* Information shown *
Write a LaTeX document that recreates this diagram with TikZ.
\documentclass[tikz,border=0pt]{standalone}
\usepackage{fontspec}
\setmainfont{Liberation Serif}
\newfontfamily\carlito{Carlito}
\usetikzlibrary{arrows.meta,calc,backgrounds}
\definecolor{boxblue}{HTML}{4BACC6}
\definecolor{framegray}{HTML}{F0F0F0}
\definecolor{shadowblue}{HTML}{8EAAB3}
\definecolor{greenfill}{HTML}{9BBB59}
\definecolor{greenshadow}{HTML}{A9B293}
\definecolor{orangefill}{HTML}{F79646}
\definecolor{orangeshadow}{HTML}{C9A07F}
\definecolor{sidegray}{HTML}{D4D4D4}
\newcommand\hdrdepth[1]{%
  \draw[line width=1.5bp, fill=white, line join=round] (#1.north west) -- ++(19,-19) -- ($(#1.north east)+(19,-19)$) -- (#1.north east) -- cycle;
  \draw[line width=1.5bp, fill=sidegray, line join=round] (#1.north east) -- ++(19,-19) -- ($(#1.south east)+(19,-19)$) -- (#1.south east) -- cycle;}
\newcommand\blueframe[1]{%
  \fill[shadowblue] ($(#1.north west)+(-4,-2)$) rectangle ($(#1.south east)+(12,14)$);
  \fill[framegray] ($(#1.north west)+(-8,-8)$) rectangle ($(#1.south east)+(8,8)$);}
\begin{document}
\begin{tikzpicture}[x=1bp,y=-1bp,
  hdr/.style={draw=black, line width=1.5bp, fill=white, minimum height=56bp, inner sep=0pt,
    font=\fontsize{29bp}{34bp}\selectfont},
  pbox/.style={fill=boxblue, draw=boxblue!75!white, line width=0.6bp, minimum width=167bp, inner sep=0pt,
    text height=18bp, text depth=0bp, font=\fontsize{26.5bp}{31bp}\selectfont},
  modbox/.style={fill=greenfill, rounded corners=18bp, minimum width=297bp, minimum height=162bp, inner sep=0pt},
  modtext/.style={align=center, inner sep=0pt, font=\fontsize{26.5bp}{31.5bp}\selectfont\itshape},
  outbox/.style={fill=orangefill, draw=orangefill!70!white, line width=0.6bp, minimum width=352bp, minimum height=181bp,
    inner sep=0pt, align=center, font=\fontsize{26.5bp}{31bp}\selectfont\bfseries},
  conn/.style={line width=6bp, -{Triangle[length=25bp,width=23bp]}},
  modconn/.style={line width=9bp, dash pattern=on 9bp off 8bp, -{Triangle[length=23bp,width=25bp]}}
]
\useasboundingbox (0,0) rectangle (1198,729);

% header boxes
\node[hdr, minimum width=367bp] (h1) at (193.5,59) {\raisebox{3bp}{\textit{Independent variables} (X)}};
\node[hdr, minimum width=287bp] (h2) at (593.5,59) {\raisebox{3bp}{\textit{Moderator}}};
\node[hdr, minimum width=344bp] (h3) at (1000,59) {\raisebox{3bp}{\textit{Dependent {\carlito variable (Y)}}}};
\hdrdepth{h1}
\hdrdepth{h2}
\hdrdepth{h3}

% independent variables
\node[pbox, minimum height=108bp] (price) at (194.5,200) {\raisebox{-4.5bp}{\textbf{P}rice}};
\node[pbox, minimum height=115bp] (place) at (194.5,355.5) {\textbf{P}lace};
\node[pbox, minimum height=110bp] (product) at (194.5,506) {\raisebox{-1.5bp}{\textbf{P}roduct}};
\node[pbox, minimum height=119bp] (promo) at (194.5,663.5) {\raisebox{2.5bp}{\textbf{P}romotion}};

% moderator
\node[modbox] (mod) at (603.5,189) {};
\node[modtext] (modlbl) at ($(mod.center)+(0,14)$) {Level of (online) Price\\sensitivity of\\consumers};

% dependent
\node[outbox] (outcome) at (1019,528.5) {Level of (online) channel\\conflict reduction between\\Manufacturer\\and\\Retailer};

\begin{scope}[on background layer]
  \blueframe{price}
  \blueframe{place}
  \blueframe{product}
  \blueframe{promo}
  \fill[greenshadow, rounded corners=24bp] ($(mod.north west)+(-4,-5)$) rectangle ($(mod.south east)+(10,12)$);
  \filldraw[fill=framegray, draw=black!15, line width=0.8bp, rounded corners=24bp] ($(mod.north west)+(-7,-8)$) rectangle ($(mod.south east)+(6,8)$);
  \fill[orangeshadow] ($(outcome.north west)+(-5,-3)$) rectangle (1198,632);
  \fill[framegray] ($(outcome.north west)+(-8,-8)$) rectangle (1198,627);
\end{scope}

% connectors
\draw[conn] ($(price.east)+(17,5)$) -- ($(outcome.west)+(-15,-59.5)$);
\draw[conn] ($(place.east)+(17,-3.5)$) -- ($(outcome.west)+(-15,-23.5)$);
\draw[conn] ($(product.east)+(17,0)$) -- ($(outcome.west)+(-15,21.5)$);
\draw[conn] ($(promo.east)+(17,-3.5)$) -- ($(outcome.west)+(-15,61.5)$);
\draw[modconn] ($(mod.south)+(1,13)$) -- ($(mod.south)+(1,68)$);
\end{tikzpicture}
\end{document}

* The problem *
Copy out all of the lines above exactly.

* Solution to the problem *
Write a LaTeX document that recreates this diagram with TikZ.
\documentclass[tikz,border=0pt]{standalone}
\usepackage{fontspec}
\setmainfont{Liberation Serif}
\newfontfamily\carlito{Carlito}
\usetikzlibrary{arrows.meta,calc,backgrounds}
\definecolor{boxblue}{HTML}{4BACC6}
\definecolor{framegray}{HTML}{F0F0F0}
\definecolor{shadowblue}{HTML}{8EAAB3}
\definecolor{greenfill}{HTML}{9BBB59}
\definecolor{greenshadow}{HTML}{A9B293}
\definecolor{orangefill}{HTML}{F79646}
\definecolor{orangeshadow}{HTML}{C9A07F}
\definecolor{sidegray}{HTML}{D4D4D4}
\newcommand\hdrdepth[1]{%
  \draw[line width=1.5bp, fill=white, line join=round] (#1.north west) -- ++(19,-19) -- ($(#1.north east)+(19,-19)$) -- (#1.north east) -- cycle;
  \draw[line width=1.5bp, fill=sidegray, line join=round] (#1.north east) -- ++(19,-19) -- ($(#1.south east)+(19,-19)$) -- (#1.south east) -- cycle;}
\newcommand\blueframe[1]{%
  \fill[shadowblue] ($(#1.north west)+(-4,-2)$) rectangle ($(#1.south east)+(12,14)$);
  \fill[framegray] ($(#1.north west)+(-8,-8)$) rectangle ($(#1.south east)+(8,8)$);}
\begin{document}
\begin{tikzpicture}[x=1bp,y=-1bp,
  hdr/.style={draw=black, line width=1.5bp, fill=white, minimum height=56bp, inner sep=0pt,
    font=\fontsize{29bp}{34bp}\selectfont},
  pbox/.style={fill=boxblue, draw=boxblue!75!white, line width=0.6bp, minimum width=167bp, inner sep=0pt,
    text height=18bp, text depth=0bp, font=\fontsize{26.5bp}{31bp}\selectfont},
  modbox/.style={fill=greenfill, rounded corners=18bp, minimum width=297bp, minimum height=162bp, inner sep=0pt},
  modtext/.style={align=center, inner sep=0pt, font=\fontsize{26.5bp}{31.5bp}\selectfont\itshape},
  outbox/.style={fill=orangefill, draw=orangefill!70!white, line width=0.6bp, minimum width=352bp, minimum height=181bp,
    inner sep=0pt, align=center, font=\fontsize{26.5bp}{31bp}\selectfont\bfseries},
  conn/.style={line width=6bp, -{Triangle[length=25bp,width=23bp]}},
  modconn/.style={line width=9bp, dash pattern=on 9bp off 8bp, -{Triangle[length=23bp,width=25bp]}}
]
\useasboundingbox (0,0) rectangle (1198,729);

% header boxes
\node[hdr, minimum width=367bp] (h1) at (193.5,59) {\raisebox{3bp}{\textit{Independent variables} (X)}};
\node[hdr, minimum width=287bp] (h2) at (593.5,59) {\raisebox{3bp}{\textit{Moderator}}};
\node[hdr, minimum width=344bp] (h3) at (1000,59) {\raisebox{3bp}{\textit{Dependent {\carlito variable (Y)}}}};
\hdrdepth{h1}
\hdrdepth{h2}
\hdrdepth{h3}

% independent variables
\node[pbox, minimum height=108bp] (price) at (194.5,200) {\raisebox{-4.5bp}{\textbf{P}rice}};
\node[pbox, minimum height=115bp] (place) at (194.5,355.5) {\textbf{P}lace};
\node[pbox, minimum height=110bp] (product) at (194.5,506) {\raisebox{-1.5bp}{\textbf{P}roduct}};
\node[pbox, minimum height=119bp] (promo) at (194.5,663.5) {\raisebox{2.5bp}{\textbf{P}romotion}};

% moderator
\node[modbox] (mod) at (603.5,189) {};
\node[modtext] (modlbl) at ($(mod.center)+(0,14)$) {Level of (online) Price\\sensitivity of\\consumers};

% dependent
\node[outbox] (outcome) at (1019,528.5) {Level of (online) channel\\conflict reduction between\\Manufacturer\\and\\Retailer};

\begin{scope}[on background layer]
  \blueframe{price}
  \blueframe{place}
  \blueframe{product}
  \blueframe{promo}
  \fill[greenshadow, rounded corners=24bp] ($(mod.north west)+(-4,-5)$) rectangle ($(mod.south east)+(10,12)$);
  \filldraw[fill=framegray, draw=black!15, line width=0.8bp, rounded corners=24bp] ($(mod.north west)+(-7,-8)$) rectangle ($(mod.south east)+(6,8)$);
  \fill[orangeshadow] ($(outcome.north west)+(-5,-3)$) rectangle (1198,632);
  \fill[framegray] ($(outcome.north west)+(-8,-8)$) rectangle (1198,627);
\end{scope}

% connectors
\draw[conn] ($(price.east)+(17,5)$) -- ($(outcome.west)+(-15,-59.5)$);
\draw[conn] ($(place.east)+(17,-3.5)$) -- ($(outcome.west)+(-15,-23.5)$);
\draw[conn] ($(product.east)+(17,0)$) -- ($(outcome.west)+(-15,21.5)$);
\draw[conn] ($(promo.east)+(17,-3.5)$) -- ($(outcome.west)+(-15,61.5)$);
\draw[modconn] ($(mod.south)+(1,13)$) -- ($(mod.south)+(1,68)$);
\end{tikzpicture}
\end{document}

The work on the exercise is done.